### What you will do
Go through the material below, count the lines with the word "this", and reply with the count alone.

━━━━━━━━━━━━━━━━━━━━━━━━━━━━━━

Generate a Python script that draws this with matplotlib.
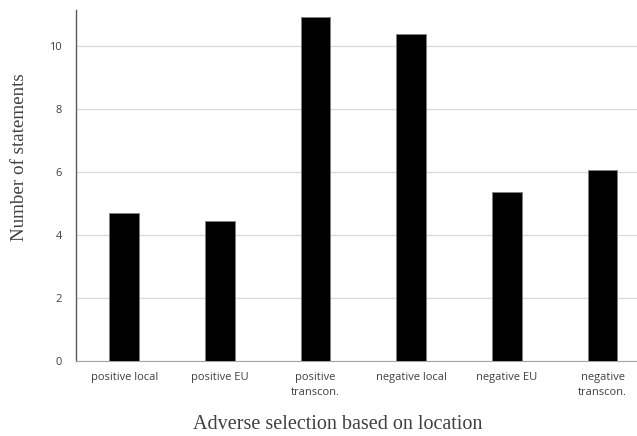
import numpy as np
import matplotlib.pyplot as plt

categories = ['positive local', 'positive EU', 'positive\ntranscon.',
              'negative local', 'negative EU', 'negative\ntranscon.']
values = [4.70, 4.45, 10.92, 10.38, 5.36, 6.07]
yticks = [0, 2, 4, 6, 8, 10]

fig = plt.figure(figsize=(6.37, 4.36), dpi=100)
ax = fig.add_axes([0.1193, 0.172, 0.8807, 0.805])

x = np.arange(len(categories))
ax.bar(x, values, width=0.31, color='black', edgecolor='#7f7f7f', linewidth=0.6, zorder=3)

ax.set_xlim(-0.505, 5.36)
ax.set_ylim(0, 11.14)
ax.set_yticks(yticks)
ax.set_xticks(x)
ax.set_xticklabels(categories, fontsize=8, color='#404040', family='Open Sans', linespacing=1.45)
for lab in ax.get_yticklabels():
    lab.set_fontsize(8)
    lab.set_color('#404040')
    lab.set_family('Open Sans')
ax.tick_params(axis='y', length=0, pad=10)
ax.tick_params(axis='x', length=0, pad=8)
ax.yaxis.grid(True, color='#d9d9d9', linewidth=0.9, zorder=0)

for s in ['top', 'right']:
    ax.spines[s].set_visible(False)
ax.spines['left'].set_color('#595959')
ax.spines['bottom'].set_color('#a6a6a6')
ax.spines['left'].set_linewidth(1.0)

ax.set_ylabel('Number of statements', fontsize=13.7, family='Liberation Serif', color='#404040')
ax.yaxis.set_label_coords(-0.085, 0.58)
ax.set_xlabel('Adverse selection based on location', fontsize=14.5, family='Liberation Serif', color='#404040')
ax.xaxis.set_label_coords(0.467, -0.155)

plt.savefig('out.png', dpi=100)
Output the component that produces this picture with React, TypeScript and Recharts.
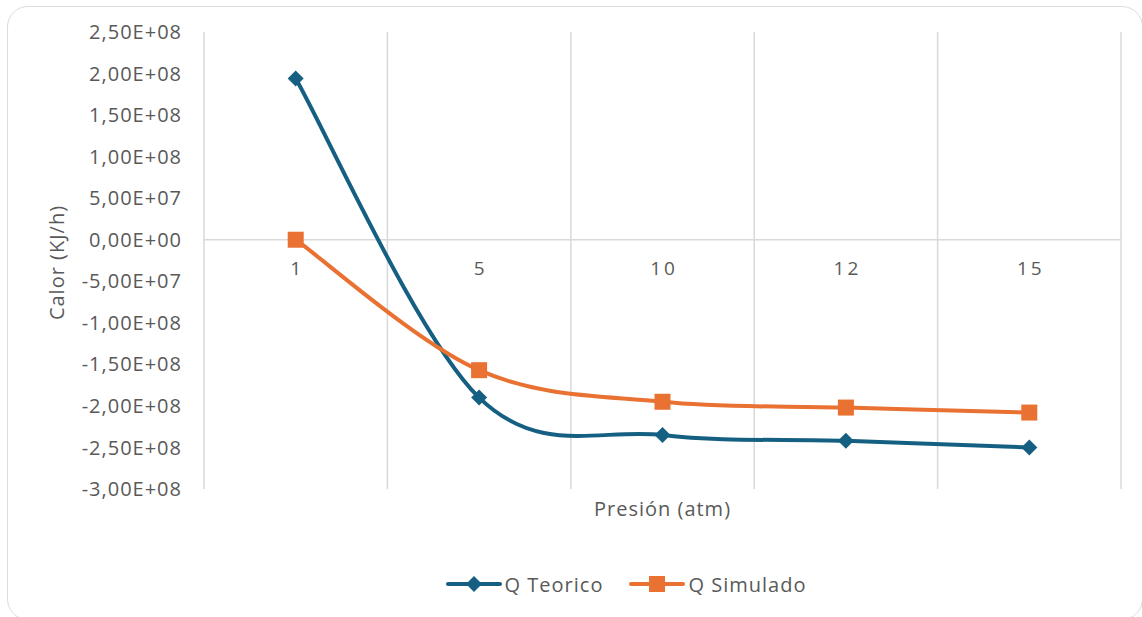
import React from "react";
import {
    LineChart,
    Line,
    XAxis,
    YAxis,
    CartesianGrid,
    ReferenceLine,
    Legend,
} from "recharts";

// pressure categories (atm)
const PRESSURES = ["1", "5", "10", "12", "15"];

// heat duty in KJ/h
const Q_TEORICO = [1.94e8, -1.9e8, -2.35e8, -2.42e8, -2.5e8];
const Q_SIMULADO = [0, -1.57e8, -1.95e8, -2.02e8, -2.08e8];

const Y_TICKS = [
    2.5e8, 2e8, 1.5e8, 1e8, 5e7, 0, -5e7, -1e8, -1.5e8, -2e8, -2.5e8, -3e8,
];

const BLUE = "#156082";
const ORANGE = "#E97132";
const TEXT = "#595959";
const GRID = "#d9d9d9";
const FONT = "'Open Sans', Arial, sans-serif";

const W = 1142;
const H = 617;
const PLOT_TOP = 32;
const PLOT_BOTTOM = 489;
const PLOT_LEFT = 204;
const PLOT_RIGHT = 1121;
const Y_AXIS_W = 150;
const X_AXIS_H = 75;
const LEGEND_H = 40;

const Y_MAX = Y_TICKS[0];
const Y_MIN = Y_TICKS[Y_TICKS.length - 1];
const ZERO_Y = PLOT_TOP + ((PLOT_BOTTOM - PLOT_TOP) * Y_MAX) / (Y_MAX - Y_MIN);
// half a category band on each side so points sit mid-band
const HALF_BAND = (PLOT_RIGHT - PLOT_LEFT) / PRESSURES.length / 2;

const rows = PRESSURES.map((p, i) => ({
    p,
    teorico: Q_TEORICO[i],
    simulado: Q_SIMULADO[i],
}));

// 2.5e8 -> "2,50E+08"
const fmtSci = (v: number) => {
    const [m, e] = v.toExponential(2).split("e");
    const exp = parseInt(e, 10);
    return `${m.replace(".", ",")}E${exp < 0 ? "-" : "+"}${String(Math.abs(exp)).padStart(2, "0")}`;
};

// Catmull-Rom style smoothing like the spreadsheet "smoothed line"
const smoothCurve = (context: any) => {
    let pts: [number, number][] = [];
    return {
        areaStart() {},
        areaEnd() {},
        lineStart() {
            pts = [];
        },
        point(x: number, y: number) {
            pts.push([+x, +y]);
        },
        lineEnd() {
            const n = pts.length;
            if (!n) return;
            context.moveTo(pts[0][0], pts[0][1]);
            for (let i = 0; i < n - 1; i++) {
                const p0 = pts[Math.max(i - 1, 0)];
                const p1 = pts[i];
                const p2 = pts[i + 1];
                const p3 = pts[Math.min(i + 2, n - 1)];
                context.bezierCurveTo(
                    p1[0] + (p2[0] - p0[0]) / 6,
                    p1[1] + (p2[1] - p0[1]) / 6,
                    p2[0] - (p3[0] - p1[0]) / 6,
                    p2[1] - (p3[1] - p1[1]) / 6,
                    p2[0],
                    p2[1]
                );
            }
        },
    };
};

const DiamondDot = (props: any) => {
    const { cx, cy, index } = props;
    return (
        <path
            key={`d-${index}`}
            d={`M${cx},${cy - 8}L${cx + 8},${cy}L${cx},${cy + 8}L${cx - 8},${cy}Z`}
            fill={BLUE}
        />
    );
};

const SquareDot = (props: any) => {
    const { cx, cy, index } = props;
    return <rect key={`s-${index}`} x={cx - 8} y={cy - 8} width={16} height={16} fill={ORANGE} />;
};

// category labels sit just under the zero line
const CategoryTick = (props: any) => {
    const { x, payload } = props;
    return (
        <text
            x={x + 1.5}
            y={ZERO_Y + 35}
            textAnchor="middle"
            fill={TEXT}
            fontSize={19}
            fontFamily={FONT}
            letterSpacing={3}
        >
            {payload.value}
        </text>
    );
};

const XTitle = (props: any) => {
    const { viewBox } = props;
    return (
        <text
            x={viewBox.x + viewBox.width / 2}
            y={viewBox.y + 27}
            textAnchor="middle"
            fill={TEXT}
            fontSize={20}
            fontFamily={FONT}
            letterSpacing={1}
        >
            Presión (atm)
        </text>
    );
};

const YTitle = (props: any) => {
    const { viewBox } = props;
    const cx = 64;
    const cy = viewBox.y + viewBox.height / 2 + 2;
    return (
        <text
            x={cx}
            y={cy}
            transform={`rotate(-90 ${cx} ${cy})`}
            textAnchor="middle"
            fill={TEXT}
            fontSize={20}
            fontFamily={FONT}
            letterSpacing={1}
        >
            Calor (KJ/h)
        </text>
    );
};

const LegendIcon = ({ color, shape }: { color: string; shape: string }) => (
    <svg width={56} height={18} style={{ display: "block" }}>
        <line x1={2} y1={9} x2={54} y2={9} stroke={color} strokeWidth={4} strokeLinecap="round" />
        {shape === "diamond" ? (
            <path d="M28,1L36,9L28,17L20,9Z" fill={color} />
        ) : (
            <rect x={20} y={1} width={16} height={16} fill={color} />
        )}
    </svg>
);

const LegendContent = () => (
    <div
        style={{
            display: "flex",
            justifyContent: "center",
            alignItems: "center",
            gap: 26,
            height: LEGEND_H,
            fontFamily: FONT,
            fontSize: 20,
            letterSpacing: 1,
            color: TEXT,
            paddingLeft: 77,
        }}
    >
        <div style={{ display: "flex", alignItems: "center", gap: 3 }}>
            <LegendIcon color={BLUE} shape="diamond" />
            <span>Q Teorico</span>
        </div>
        <div style={{ display: "flex", alignItems: "center", gap: 3 }}>
            <LegendIcon color={ORANGE} shape="square" />
            <span>Q Simulado</span>
        </div>
    </div>
);

export default function App() {
    return (
        <div style={{ position: "absolute", left: 0, top: 0, width: W, height: H, background: "#fff", overflow: "hidden" }}>
            <div
                style={{
                    position: "absolute",
                    left: 7,
                    top: 6,
                    width: 1136,
                    height: 614,
                    border: "1.5px solid #dcdcdc",
                    borderRadius: 21,
                    boxSizing: "border-box",
                }}
            />
            <div style={{ position: "absolute", left: 0, top: 0 }}>
                <LineChart
                    width={W}
                    height={H}
                    data={rows}
                    margin={{
                        top: PLOT_TOP,
                        right: W - PLOT_RIGHT,
                        left: PLOT_LEFT - Y_AXIS_W,
                        bottom: H - PLOT_BOTTOM - X_AXIS_H - LEGEND_H,
                    }}
                >
                    <CartesianGrid
                        stroke={GRID}
                        strokeWidth={1.5}
                        horizontal={false}
                        verticalCoordinatesGenerator={({ offset }: any) =>
                            Array.from({ length: PRESSURES.length + 1 }, (_, i) =>
                                offset.left + (i * offset.width) / PRESSURES.length
                            )
                        }
                    />
                    <XAxis
                        dataKey="p"
                        height={X_AXIS_H}
                        padding={{ left: HALF_BAND, right: HALF_BAND }}
                        axisLine={false}
                        tickLine={false}
                        tick={<CategoryTick />}
                        interval={0}
                        label={<XTitle />}
                    />
                    <YAxis
                        width={Y_AXIS_W}
                        domain={[Y_MIN, Y_MAX]}
                        ticks={Y_TICKS}
                        interval={0}
                        axisLine={false}
                        tickLine={false}
                        tickMargin={16}
                        tickFormatter={fmtSci}
                        tick={{ fill: TEXT, fontSize: 20, fontFamily: FONT, letterSpacing: 1 }}
                        label={<YTitle />}
                    />
                    <ReferenceLine y={0} stroke={GRID} strokeWidth={1.5} />
                    <Legend verticalAlign="bottom" height={LEGEND_H} content={<LegendContent />} />
                    <Line
                        dataKey="teorico"
                        name="Q Teorico"
                        type={smoothCurve as any}
                        stroke={BLUE}
                        strokeWidth={4}
                        dot={DiamondDot}
                        activeDot={false}
                        isAnimationActive={false}
                    />
                    <Line
                        dataKey="simulado"
                        name="Q Simulado"
                        type={smoothCurve as any}
                        stroke={ORANGE}
                        strokeWidth={4}
                        dot={SquareDot}
                        activeDot={false}
                        isAnimationActive={false}
                    />
                </LineChart>
            </div>
        </div>
    );
}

━━━━━━━━━━━━━━━━━━━━━━━━━━━━━━

### Result
2